What's perhaps most impressive is that without Thompson the trio hasn't missed a beat. In a little less than seven quarters of action since Thompson's injury, Freeman, Wilder and Pryor have tallied 343 yards, averaged 7 yards per rush and scored six times.

Even the details were executed flawlessly Saturday, and that had been Fisher's real concern. How would his reserve running backs hold up in pass protection? Would they make the right reads on blitz pickups? Would they be weapons as receivers, as Thompson had been?

"I was very comfortable with how they played in the game, all those little things," Fisher said.

In fact, perhaps the most impressive play of the game by any Florida State runner came on a pass. In the fourth quarter, Florida State faced a third-and-13. Wilder ran a flair route down the sideline. The linebacker was out of position, and Clint Trickett threw the pass high, where only Wilder could get it. The sophomore running back caught it and came down hard on his shoulder, but stayed in bounds.

The result was both a first down and a scary moment for the Seminoles. Wilder stayed on the ground for a few moments, his shoulder aching. In the span of 50 minutes of action, the concerns had pivoted from questions about Wilder's ability to step in for Thompson to worry that he might now be lost, too.

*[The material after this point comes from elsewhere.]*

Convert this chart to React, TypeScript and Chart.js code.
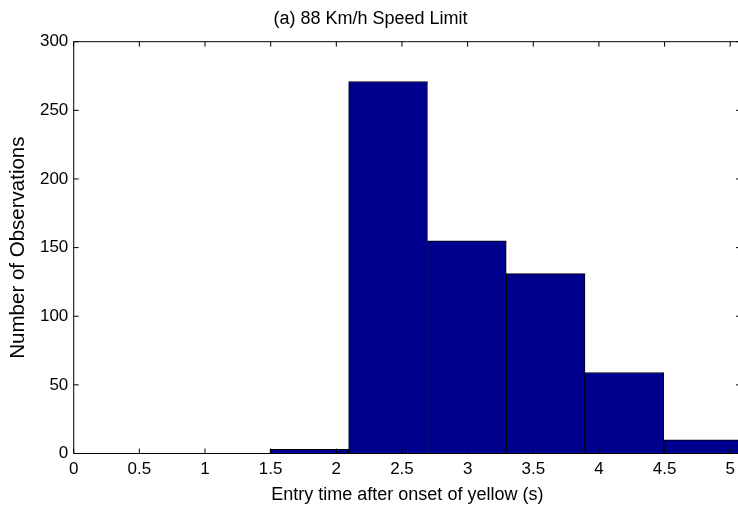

As it turned out, the injury was little more than a bruised shoulder. Wilder expects he'll be fine by the time Florida State travels to Virginia Tech in 11 days. And the running game should be fine, too, even if Thompson has been relegated to coaching duties while the replacements pick up the slack.

"I feel tremendously fresh," Freeman said. "I'm not tired. I still feel like I'm not giving my all out there sometimes, and I know I've got to get better."